What you have to do: Restate, exactly and without pictures, the lines from the start of the listing below through the line holding "const CATEGORIES = ['Nestl', 'Juv', 'Imm', 'Subd', 'Ad'];".

[start of Material provided]

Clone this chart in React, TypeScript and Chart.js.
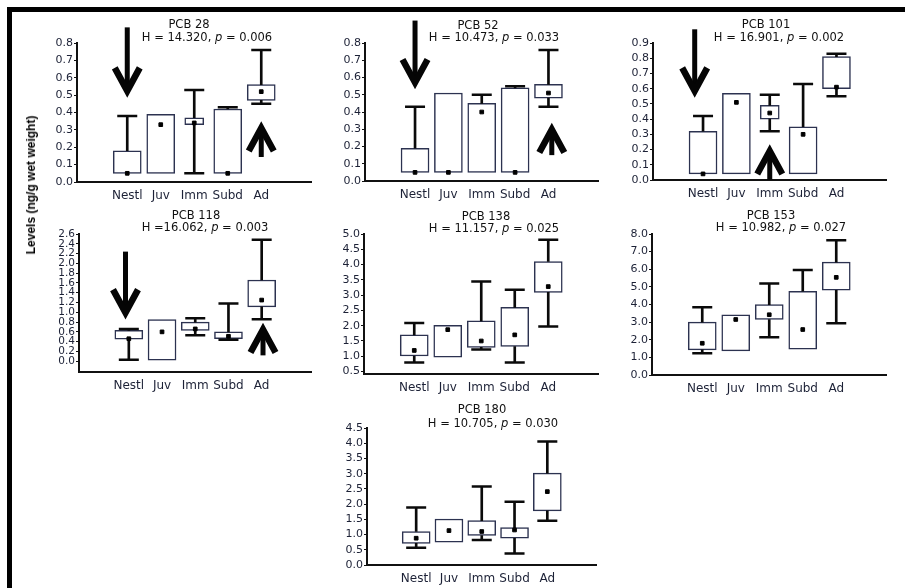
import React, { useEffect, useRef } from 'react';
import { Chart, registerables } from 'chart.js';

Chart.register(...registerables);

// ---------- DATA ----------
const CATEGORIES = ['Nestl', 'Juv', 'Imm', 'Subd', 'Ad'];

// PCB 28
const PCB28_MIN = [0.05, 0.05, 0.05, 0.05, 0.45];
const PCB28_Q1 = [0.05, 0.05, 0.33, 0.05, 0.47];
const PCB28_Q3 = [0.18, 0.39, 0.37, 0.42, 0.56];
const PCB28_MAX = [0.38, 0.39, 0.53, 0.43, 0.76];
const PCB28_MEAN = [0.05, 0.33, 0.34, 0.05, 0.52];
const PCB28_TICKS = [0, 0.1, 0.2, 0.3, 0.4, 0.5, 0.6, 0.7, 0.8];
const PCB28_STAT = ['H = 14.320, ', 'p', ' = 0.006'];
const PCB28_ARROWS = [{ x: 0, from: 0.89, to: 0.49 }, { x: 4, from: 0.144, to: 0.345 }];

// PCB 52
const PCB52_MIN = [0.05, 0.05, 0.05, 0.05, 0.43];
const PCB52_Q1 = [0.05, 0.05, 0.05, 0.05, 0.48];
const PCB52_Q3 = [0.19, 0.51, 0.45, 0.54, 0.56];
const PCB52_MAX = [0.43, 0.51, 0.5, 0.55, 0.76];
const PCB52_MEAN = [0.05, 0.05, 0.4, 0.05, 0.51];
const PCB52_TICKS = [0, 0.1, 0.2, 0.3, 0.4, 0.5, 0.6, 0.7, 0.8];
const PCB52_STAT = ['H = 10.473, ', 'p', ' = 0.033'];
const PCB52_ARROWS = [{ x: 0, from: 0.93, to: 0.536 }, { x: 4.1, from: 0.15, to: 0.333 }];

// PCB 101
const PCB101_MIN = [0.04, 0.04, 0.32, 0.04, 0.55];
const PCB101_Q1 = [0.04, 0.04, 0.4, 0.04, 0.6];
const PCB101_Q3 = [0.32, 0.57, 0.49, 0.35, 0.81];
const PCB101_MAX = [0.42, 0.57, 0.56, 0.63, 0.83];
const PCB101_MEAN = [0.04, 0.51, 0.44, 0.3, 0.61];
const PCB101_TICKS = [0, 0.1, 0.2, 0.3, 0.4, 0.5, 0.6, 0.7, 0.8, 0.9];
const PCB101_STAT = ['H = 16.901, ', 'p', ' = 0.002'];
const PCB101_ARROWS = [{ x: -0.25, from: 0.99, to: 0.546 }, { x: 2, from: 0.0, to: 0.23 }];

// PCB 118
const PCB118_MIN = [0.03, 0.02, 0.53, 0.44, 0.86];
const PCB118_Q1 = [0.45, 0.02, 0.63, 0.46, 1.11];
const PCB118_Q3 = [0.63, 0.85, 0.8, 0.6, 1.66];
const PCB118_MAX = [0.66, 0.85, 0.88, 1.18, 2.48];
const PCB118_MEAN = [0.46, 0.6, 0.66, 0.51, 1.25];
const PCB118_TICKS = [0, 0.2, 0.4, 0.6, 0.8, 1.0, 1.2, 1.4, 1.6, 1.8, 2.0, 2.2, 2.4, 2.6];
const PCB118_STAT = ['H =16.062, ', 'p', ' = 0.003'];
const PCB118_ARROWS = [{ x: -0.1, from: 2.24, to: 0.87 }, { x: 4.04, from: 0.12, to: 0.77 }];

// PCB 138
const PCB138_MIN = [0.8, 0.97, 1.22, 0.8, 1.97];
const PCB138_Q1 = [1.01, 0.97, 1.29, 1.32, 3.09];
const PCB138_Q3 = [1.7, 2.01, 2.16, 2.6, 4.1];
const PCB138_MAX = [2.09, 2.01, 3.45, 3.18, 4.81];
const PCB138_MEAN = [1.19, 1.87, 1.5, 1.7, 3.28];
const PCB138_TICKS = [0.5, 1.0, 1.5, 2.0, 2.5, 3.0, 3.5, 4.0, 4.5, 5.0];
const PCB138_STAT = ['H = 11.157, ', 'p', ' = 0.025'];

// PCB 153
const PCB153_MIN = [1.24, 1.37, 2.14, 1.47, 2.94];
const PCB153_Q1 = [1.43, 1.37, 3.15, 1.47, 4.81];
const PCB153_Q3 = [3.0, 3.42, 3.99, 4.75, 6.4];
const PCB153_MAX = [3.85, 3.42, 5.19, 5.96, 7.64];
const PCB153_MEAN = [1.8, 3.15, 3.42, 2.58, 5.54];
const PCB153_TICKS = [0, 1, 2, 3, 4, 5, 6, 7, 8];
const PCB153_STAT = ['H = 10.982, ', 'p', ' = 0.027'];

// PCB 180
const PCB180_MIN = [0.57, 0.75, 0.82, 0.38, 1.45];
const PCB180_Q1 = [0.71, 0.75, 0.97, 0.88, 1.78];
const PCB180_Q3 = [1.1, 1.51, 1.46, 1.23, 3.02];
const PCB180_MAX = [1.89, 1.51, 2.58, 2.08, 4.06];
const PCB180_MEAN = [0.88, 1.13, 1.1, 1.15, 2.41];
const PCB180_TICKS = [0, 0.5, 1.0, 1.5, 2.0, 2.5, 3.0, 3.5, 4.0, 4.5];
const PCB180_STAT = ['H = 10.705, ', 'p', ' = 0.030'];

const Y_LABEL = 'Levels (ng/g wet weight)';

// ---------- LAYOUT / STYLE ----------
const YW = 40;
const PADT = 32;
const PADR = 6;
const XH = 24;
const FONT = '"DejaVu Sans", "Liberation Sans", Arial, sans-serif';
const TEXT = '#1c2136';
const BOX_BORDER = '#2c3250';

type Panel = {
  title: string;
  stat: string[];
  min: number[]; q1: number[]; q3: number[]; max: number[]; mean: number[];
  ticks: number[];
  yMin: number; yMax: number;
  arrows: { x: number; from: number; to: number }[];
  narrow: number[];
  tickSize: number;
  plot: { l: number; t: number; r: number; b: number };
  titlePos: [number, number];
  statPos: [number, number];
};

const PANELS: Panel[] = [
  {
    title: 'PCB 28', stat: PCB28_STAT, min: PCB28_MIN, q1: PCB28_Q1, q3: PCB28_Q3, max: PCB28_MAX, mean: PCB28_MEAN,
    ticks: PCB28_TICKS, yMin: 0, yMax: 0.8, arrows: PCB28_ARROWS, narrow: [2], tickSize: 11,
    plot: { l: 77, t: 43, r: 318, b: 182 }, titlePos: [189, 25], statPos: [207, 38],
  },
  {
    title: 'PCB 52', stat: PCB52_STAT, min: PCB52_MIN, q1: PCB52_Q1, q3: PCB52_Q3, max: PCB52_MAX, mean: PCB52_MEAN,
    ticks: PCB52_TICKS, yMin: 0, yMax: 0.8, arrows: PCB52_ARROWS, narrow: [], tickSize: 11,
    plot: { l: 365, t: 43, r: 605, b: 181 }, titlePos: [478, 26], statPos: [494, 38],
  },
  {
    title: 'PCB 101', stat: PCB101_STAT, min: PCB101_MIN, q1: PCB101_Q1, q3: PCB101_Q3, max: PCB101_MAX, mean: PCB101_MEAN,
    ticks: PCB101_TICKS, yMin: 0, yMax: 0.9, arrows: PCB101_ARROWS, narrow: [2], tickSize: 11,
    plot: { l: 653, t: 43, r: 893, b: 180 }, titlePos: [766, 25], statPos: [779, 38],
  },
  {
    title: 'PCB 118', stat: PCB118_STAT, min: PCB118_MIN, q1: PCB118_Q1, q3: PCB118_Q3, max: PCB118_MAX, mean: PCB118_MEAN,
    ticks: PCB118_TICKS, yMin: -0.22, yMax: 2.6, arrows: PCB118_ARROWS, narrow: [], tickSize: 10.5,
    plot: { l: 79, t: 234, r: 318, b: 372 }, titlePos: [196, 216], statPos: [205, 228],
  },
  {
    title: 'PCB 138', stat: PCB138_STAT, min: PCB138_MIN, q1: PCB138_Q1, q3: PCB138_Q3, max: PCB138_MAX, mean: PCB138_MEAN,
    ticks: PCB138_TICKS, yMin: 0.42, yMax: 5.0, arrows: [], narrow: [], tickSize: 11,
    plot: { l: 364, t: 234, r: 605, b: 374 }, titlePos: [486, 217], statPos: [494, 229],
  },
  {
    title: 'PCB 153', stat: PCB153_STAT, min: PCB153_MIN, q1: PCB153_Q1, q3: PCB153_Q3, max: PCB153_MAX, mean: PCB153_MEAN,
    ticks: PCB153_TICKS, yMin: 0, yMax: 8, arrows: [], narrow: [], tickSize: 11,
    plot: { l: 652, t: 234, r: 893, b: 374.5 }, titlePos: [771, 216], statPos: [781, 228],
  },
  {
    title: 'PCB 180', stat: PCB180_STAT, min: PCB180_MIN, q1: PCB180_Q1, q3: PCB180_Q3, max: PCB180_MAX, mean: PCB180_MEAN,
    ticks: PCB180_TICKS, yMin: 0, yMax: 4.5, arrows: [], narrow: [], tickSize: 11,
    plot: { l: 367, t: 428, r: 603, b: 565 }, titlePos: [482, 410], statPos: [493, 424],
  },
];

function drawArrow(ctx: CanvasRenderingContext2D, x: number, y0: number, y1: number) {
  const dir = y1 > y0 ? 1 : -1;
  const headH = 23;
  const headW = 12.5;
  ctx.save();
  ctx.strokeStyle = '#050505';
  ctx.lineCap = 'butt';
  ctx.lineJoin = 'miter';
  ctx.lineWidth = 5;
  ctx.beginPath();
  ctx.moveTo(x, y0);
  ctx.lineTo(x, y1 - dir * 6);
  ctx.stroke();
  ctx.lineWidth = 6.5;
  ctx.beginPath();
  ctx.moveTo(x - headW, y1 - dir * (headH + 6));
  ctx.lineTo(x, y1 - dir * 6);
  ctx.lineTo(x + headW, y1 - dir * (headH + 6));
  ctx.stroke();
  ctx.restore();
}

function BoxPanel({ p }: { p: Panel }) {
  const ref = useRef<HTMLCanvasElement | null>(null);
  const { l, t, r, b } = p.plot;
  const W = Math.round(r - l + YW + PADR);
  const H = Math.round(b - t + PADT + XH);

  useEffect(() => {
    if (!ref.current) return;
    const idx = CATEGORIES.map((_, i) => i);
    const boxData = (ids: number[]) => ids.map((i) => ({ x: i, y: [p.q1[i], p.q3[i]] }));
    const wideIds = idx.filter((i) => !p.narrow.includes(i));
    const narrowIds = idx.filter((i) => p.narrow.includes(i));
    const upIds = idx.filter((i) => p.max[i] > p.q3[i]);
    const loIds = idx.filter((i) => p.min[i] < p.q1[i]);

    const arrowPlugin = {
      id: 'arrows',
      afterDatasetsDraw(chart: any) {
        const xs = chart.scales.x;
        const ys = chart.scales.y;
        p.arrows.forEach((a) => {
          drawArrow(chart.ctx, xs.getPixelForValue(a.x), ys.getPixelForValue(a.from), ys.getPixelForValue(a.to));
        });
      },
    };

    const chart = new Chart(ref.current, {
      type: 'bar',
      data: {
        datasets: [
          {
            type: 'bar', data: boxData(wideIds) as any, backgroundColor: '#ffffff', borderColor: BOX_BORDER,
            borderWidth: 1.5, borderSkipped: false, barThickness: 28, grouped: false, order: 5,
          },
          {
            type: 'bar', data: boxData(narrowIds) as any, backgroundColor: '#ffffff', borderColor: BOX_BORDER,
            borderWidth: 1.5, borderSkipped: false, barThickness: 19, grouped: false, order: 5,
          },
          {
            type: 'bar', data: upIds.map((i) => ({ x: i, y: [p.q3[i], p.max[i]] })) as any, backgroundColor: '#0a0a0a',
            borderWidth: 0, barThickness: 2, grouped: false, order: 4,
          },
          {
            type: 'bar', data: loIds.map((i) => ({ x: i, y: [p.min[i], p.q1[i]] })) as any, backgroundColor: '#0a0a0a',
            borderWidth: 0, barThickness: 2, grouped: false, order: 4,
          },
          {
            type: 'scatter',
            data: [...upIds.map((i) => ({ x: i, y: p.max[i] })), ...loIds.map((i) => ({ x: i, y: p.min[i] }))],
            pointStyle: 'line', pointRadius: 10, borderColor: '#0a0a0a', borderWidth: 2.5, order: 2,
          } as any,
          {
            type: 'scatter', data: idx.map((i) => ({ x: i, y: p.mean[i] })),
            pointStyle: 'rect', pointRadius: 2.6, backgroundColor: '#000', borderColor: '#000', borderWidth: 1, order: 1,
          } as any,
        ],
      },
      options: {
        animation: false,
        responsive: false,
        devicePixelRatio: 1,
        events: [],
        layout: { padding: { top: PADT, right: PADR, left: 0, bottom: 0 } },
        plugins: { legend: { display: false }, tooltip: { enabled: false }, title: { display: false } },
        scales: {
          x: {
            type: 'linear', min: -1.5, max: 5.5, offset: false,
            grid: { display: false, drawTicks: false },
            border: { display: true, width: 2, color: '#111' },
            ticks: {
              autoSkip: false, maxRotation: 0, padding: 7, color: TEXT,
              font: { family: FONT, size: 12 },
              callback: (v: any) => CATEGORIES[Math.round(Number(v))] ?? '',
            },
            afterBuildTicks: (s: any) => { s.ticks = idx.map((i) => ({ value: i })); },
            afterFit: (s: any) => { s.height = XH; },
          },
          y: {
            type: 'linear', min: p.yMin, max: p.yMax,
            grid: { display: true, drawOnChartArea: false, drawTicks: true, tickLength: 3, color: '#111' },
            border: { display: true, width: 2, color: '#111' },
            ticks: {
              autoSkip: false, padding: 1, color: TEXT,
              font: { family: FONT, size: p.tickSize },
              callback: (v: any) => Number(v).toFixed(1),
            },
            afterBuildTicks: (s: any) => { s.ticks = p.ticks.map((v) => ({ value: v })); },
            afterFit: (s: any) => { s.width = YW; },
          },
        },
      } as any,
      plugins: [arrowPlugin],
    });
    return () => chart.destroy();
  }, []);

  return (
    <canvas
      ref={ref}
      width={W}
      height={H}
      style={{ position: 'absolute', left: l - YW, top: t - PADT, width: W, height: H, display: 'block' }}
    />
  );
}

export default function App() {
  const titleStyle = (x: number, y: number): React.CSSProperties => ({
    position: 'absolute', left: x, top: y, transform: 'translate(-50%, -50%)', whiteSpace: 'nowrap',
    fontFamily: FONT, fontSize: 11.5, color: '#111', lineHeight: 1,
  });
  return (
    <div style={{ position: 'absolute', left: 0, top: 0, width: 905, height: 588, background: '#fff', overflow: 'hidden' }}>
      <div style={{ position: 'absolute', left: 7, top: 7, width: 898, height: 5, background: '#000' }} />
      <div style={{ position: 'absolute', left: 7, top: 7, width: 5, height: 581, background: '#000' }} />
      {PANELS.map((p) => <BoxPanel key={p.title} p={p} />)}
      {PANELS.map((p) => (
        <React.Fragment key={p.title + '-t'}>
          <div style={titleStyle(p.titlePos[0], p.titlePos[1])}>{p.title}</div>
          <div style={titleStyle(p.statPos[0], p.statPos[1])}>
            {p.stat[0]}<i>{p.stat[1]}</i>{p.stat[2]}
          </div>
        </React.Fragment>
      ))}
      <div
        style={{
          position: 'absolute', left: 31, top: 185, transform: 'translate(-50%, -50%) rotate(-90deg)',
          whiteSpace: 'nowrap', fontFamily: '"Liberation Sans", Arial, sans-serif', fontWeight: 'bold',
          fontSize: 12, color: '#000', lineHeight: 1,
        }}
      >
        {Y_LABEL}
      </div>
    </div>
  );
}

[end of Material provided]

Finished task:
Clone this chart in React, TypeScript and Chart.js.
import React, { useEffect, useRef } from 'react';
import { Chart, registerables } from 'chart.js';

Chart.register(...registerables);

// ---------- DATA ----------
const CATEGORIES = ['Nestl', 'Juv', 'Imm', 'Subd', 'Ad'];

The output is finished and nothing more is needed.